As the employee investigated his interactions with the insurance company, it became clear that the company had intentionally delayed the processing of his claim. He soon filed a lawsuit saying that his employer’s insurance company had acted in bad faith, but his case didn’t go very far.
The insurer presented the court with the insurance settlement release the employee had signed months earlier. That release included language that said the employee released the insurer from any and all future claims related to the accident. The court dismissed the bad faith claim.
Do I Really Have to Sign That Insurance Settlement Release?
This story represents just one of the many strategies insurance companies use to force claimants to accept low settlements. Though signing a release to settle a claim is common, providing the insurance company with a full release that absolves it from future claims related to an accident is not required. Few consumers realize full releases are not required to claim an insurance settlement, and some attorneys don’t realize this either.

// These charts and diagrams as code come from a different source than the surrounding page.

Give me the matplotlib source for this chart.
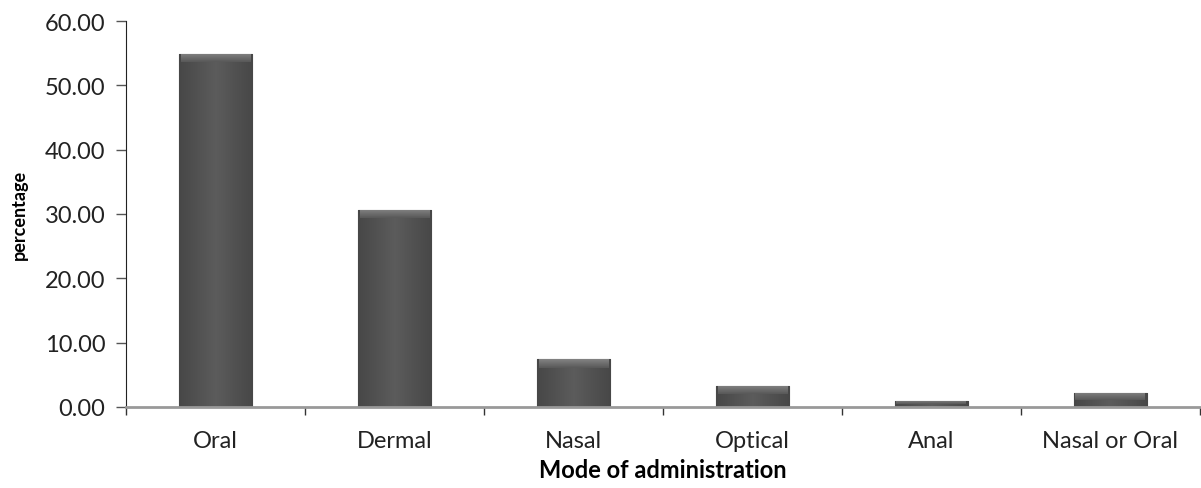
import numpy as np
import matplotlib
matplotlib.use('Agg')
from matplotlib import pyplot as plt

# dados
modos = ['Oral', 'Dermal', 'Nasal', 'Optical', 'Anal', 'Nasal or Oral']
percentagem = [54.9, 30.6, 7.4, 3.3, 0.9, 2.2]
y_ticks = [0, 10, 20, 30, 40, 50, 60]

plt.rcParams['font.family'] = ['Lato', 'DejaVu Sans']

fig = plt.figure(figsize=(12.01, 4.89), dpi=100)
ax = fig.add_axes([0.105, 0.166, 0.894, 0.789])

x = np.arange(len(modos))
largura = 0.41
barras = ax.bar(x, percentagem, width=largura, color='#555555',
                edgecolor='#383838', linewidth=0.8, zorder=2)

# gradiente horizontal (bordas mais escuras) para imitar o bisel
t = np.linspace(0, 1, 64)
nivel = 0.36 - 0.08 * np.abs(t - 0.5) * 2
corpo = np.dstack([nivel, nivel, nivel]).reshape(1, -1, 3)
# faixa superior mais clara, escurecendo para baixo
tv = np.linspace(1, 0, 16).reshape(-1, 1)
nivel_topo = 0.35 + 0.16 * tv * np.ones((1, 64))
topo_img = np.dstack([nivel_topo, nivel_topo, nivel_topo])

for b in barras:
    x0, y0 = b.get_x(), b.get_y()
    w, h = b.get_width(), b.get_height()
    im = ax.imshow(corpo, aspect='auto', extent=[x0, x0 + w, y0, y0 + h],
                   zorder=2.5, interpolation='bilinear')
    im.set_clip_path(b)
    alt = min(1.3, h * 0.55)
    im2 = ax.imshow(topo_img, aspect='auto',
                    extent=[x0 + 0.01, x0 + w - 0.01, y0 + h - alt, y0 + h],
                    zorder=2.6, interpolation='bilinear')
    im2.set_clip_path(b)

ax.set_xlim(-0.5, len(modos) - 0.5)
ax.set_ylim(0, 60)
ax.set_yticks(y_ticks)
ax.set_yticklabels(['%.2f' % v for v in y_ticks], fontsize=17, color='#222222')
ax.set_xticks(x)
ax.set_xticklabels(modos, fontsize=17, color='#222222')
ax.set_xticks(np.arange(len(modos) + 1) - 0.5, minor=True)

ax.tick_params(axis='y', direction='out', length=7, width=1, color='#555555', pad=8)
ax.tick_params(axis='x', which='major', length=0, pad=17)
ax.tick_params(axis='x', which='minor', direction='out', length=6, width=1, color='#333333')

ax.spines['top'].set_visible(False)
ax.spines['right'].set_visible(False)
ax.spines['left'].set_color('#222222')
ax.spines['bottom'].set_color('#999999')
ax.spines['bottom'].set_linewidth(2)

ax.set_ylabel('percentage', fontsize=13, fontweight='bold', labelpad=12)
ax.set_xlabel('Mode of administration', fontsize=17, fontweight='bold', labelpad=5)

fig.savefig('out.png', dpi=100)
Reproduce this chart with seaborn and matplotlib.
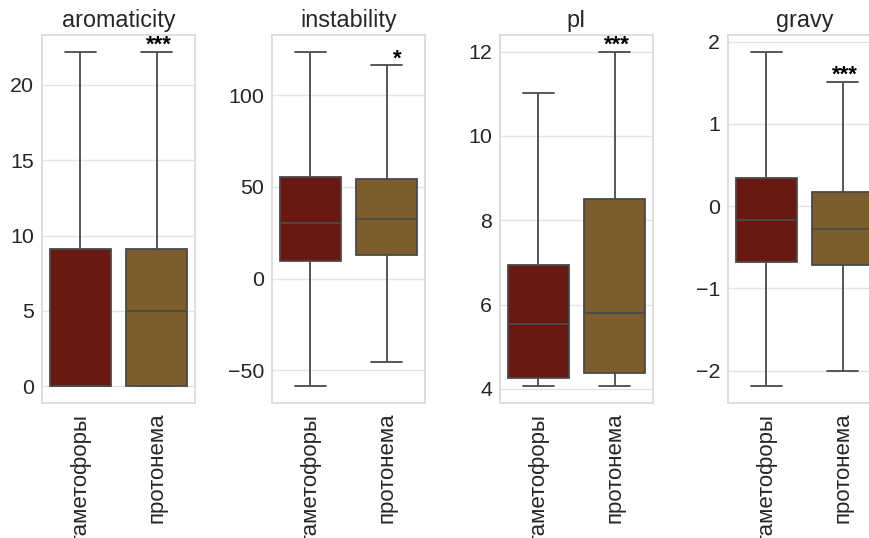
import numpy as np
import pandas as pd
import matplotlib
matplotlib.use("Agg")
import matplotlib.pyplot as plt
import seaborn as sns

# Five-number summaries (min, Q1, median, Q3, max) per tissue and property
groups = ["гаметофоры", "протонема"]
features = ["aromaticity", "instability", "pI", "gravy"]

aromaticity_gam = [0.0, 0.0, 0.0, 9.1, 22.2]
aromaticity_prot = [0.0, 0.0, 5.0, 9.1, 22.2]
instability_gam = [-58.7, 9.6, 30.1, 55.2, 123.6]
instability_prot = [-45.6, 12.9, 32.5, 54.1, 116.3]
pi_gam = [4.06, 4.26, 5.54, 6.93, 11.01]
pi_prot = [4.06, 4.38, 5.80, 8.50, 12.0]
gravy_gam = [-2.19, -0.68, -0.174, 0.345, 1.876]
gravy_prot = [-2.01, -0.717, -0.275, 0.175, 1.51]

significance = ["***", "*", "***", "***"]
palette = ["#691812", "#7d5d2e"]

summaries = {
    "aromaticity": (aromaticity_gam, aromaticity_prot),
    "instability": (instability_gam, instability_prot),
    "pI": (pi_gam, pi_prot),
    "gravy": (gravy_gam, gravy_prot),
}

rows = []
for feat, (g_vals, p_vals) in summaries.items():
    for grp, vals in zip(groups, (g_vals, p_vals)):
        for v in vals:
            rows.append({"feature": feat, "group": grp, "value": v})
df = pd.DataFrame(rows)

sns.set_theme(style="whitegrid", font_scale=1.4,
              rc={"grid.color": "#e4e4e4", "axes.edgecolor": "#dadada"})
plt.rcParams["font.family"] = ["Liberation Sans", "DejaVu Sans"]

fig = plt.figure(figsize=(8.7, 5.38), dpi=100)
lefts = [42, 272, 500, 728]
W, H = 870, 538
for i, feat in enumerate(features):
    ax = fig.add_axes([lefts[i] / W, (H - 403) / H, 153 / W, 368 / H])
    sub = df[df["feature"] == feat]
    sns.boxplot(data=sub, x="group", y="value", hue="group", order=groups,
                hue_order=groups, palette=palette, saturation=1,
                whis=(0, 100), width=0.8, legend=False, ax=ax,
                linecolor="#4a4a4a", linewidth=1.3)
    ax.set_title(feat, color="#262626")
    ax.set_xlabel("")
    ax.set_ylabel("")
    ax.tick_params(axis="x", rotation=90, length=0, pad=7, labelsize=16,
                   colors="#262626")
    ax.tick_params(axis="y", length=0, pad=5.5, colors="#262626")
    top = sub[sub["group"] == groups[1]]["value"].max()
    ax.annotate(significance[i], xy=(1.2, top), xytext=(0, 0.5),
                textcoords="offset points", ha="right", va="baseline",
                fontsize=16, fontweight="bold", color="black")

fig.savefig("out.png", dpi=100)
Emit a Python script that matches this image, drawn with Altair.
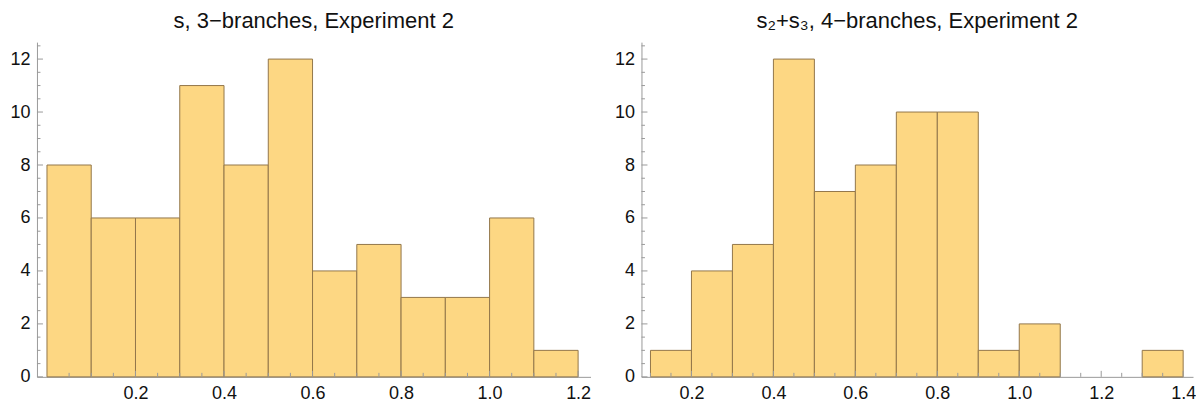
import altair as alt
import pandas as pd

# ---- data ----
left_bin_start = [0.0, 0.1, 0.2, 0.3, 0.4, 0.5, 0.6, 0.7, 0.8, 0.9, 1.0, 1.1]
left_counts = [8, 6, 6, 11, 8, 12, 4, 5, 3, 3, 6, 1]

right_bin_start = [0.1, 0.2, 0.3, 0.4, 0.5, 0.6, 0.7, 0.8, 0.9, 1.0, 1.1, 1.2, 1.3]
right_counts = [1, 4, 5, 12, 7, 8, 10, 10, 1, 2, 0, 0, 1]

bin_width = 0.1

left_title = "s, 3\u2212branches, Experiment 2"
right_title = "s\u2082+s\u2083, 4\u2212branches, Experiment 2"

left_x_labels = [0.2, 0.4, 0.6, 0.8, 1.0, 1.2]
right_x_labels = [0.2, 0.4, 0.6, 0.8, 1.0, 1.2, 1.4]
y_labels = [0, 2, 4, 6, 8, 10, 12]
y_minor = [0.5, 1, 1.5, 2.5, 3, 3.5, 4.5, 5, 5.5, 6.5, 7, 7.5, 8.5, 9, 9.5,
           10.5, 11, 11.5, 12.5]
left_x_minor = [0.05, 0.1, 0.15, 0.25, 0.3, 0.35, 0.45, 0.5, 0.55, 0.65, 0.7,
                0.75, 0.85, 0.9, 0.95, 1.05, 1.1, 1.15]
right_x_minor = [0.1, 0.15, 0.25, 0.3, 0.35, 0.45, 0.5, 0.55, 0.65, 0.7, 0.75,
                 0.85, 0.9, 0.95, 1.05, 1.1, 1.15, 1.25, 1.3, 1.35]

left_domain = [-0.0226, 1.228]
right_domain = [0.078, 1.424]
y_domain = [0, 12.64]

W_LEFT = 554
W_RIGHT = 552
H = 335

FILL = "#FDD783"
EDGE = "#93764A"
AXIS_GRAY = "#9a9a9a"
FONT = "Liberation Sans"


def panel(starts, counts, title, xdomain, xlabels, xminor, width):
    bars = pd.DataFrame({
        "start": starts,
        "end": [s + bin_width for s in starts],
        "count": counts,
    })
    bars = bars[bars["count"] > 0]

    xscale = alt.Scale(domain=xdomain, nice=False, zero=False)
    yscale = alt.Scale(domain=y_domain, nice=False, zero=False)
    xaxis = alt.Axis(values=xlabels, format=".1f", ticks=False,
                     grid=False, domainColor=AXIS_GRAY,
                     labelFontSize=18, labelFont=FONT,
                     labelColor="#111", labelPadding=8,
                     labelFlush=False)
    yaxis = alt.Axis(values=y_labels, format="d", ticks=False,
                     grid=False, domainColor=AXIS_GRAY,
                     labelFontSize=18, labelFont=FONT,
                     labelColor="#111", labelPadding=7,
                     minExtent=37, maxExtent=37)

    def X(f):
        return alt.X(f, scale=xscale, title=None, axis=xaxis)

    def Y(f):
        return alt.Y(f, scale=yscale, title=None, axis=yaxis)

    bar_layer = alt.Chart(bars).mark_rect(
        fill=FILL, stroke=EDGE, strokeWidth=1
    ).encode(
        x=X("start:Q"), x2="end:Q",
        y=Y("count:Q"), y2=alt.datum(0),
    )

    xmaj = alt.Chart(pd.DataFrame({"v": xlabels})).mark_rule(
        color=AXIS_GRAY, strokeWidth=1
    ).encode(x=X("v:Q"), y=alt.value(H), y2=alt.value(H - 6))
    xmin = alt.Chart(pd.DataFrame({"v": xminor})).mark_rule(
        color=AXIS_GRAY, strokeWidth=1
    ).encode(x=X("v:Q"), y=alt.value(H), y2=alt.value(H - 4))
    ymaj = alt.Chart(pd.DataFrame({"v": y_labels})).mark_rule(
        color=AXIS_GRAY, strokeWidth=1
    ).encode(y=Y("v:Q"), x=alt.value(0), x2=alt.value(6))
    ymin = alt.Chart(pd.DataFrame({"v": y_minor})).mark_rule(
        color=AXIS_GRAY, strokeWidth=1
    ).encode(y=Y("v:Q"), x=alt.value(0), x2=alt.value(3.5))

    return alt.layer(bar_layer, ymin, ymaj, xmin, xmaj).properties(
        width=width, height=H,
        title=alt.TitleParams(title, fontSize=22, font=FONT, fontWeight="normal",
                              color="#111", anchor="middle",
                              baseline="alphabetic", offset=-8),
    )


left = panel(left_bin_start, left_counts, left_title, left_domain,
             left_x_labels, left_x_minor, W_LEFT)
right = panel(right_bin_start, right_counts, right_title, right_domain,
              right_x_labels, right_x_minor, W_RIGHT)

chart = alt.hconcat(left, right, spacing=13).properties(
    padding={"left": 0, "top": 10, "right": 0, "bottom": 0},
    background="white",
).configure_view(stroke=None).resolve_scale(x="independent")

chart.save("out.html", embed_options={"renderer": "svg", "actions": False})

An Attorney That Knows Insurance Industry Tricks
At Heinrich Law, PC, we understand this trick and many other strategies employed by insurance companies. Marjorie Heinrich won awards serving as defense counsel to insurance companies. Now she uses that experience to help plaintiffs who are trying to recover from catastrophic injuries. Choose a lawyer who knows the tricks insurance companies use to deny payment. Call (510) 570-1608 for a free consultation today.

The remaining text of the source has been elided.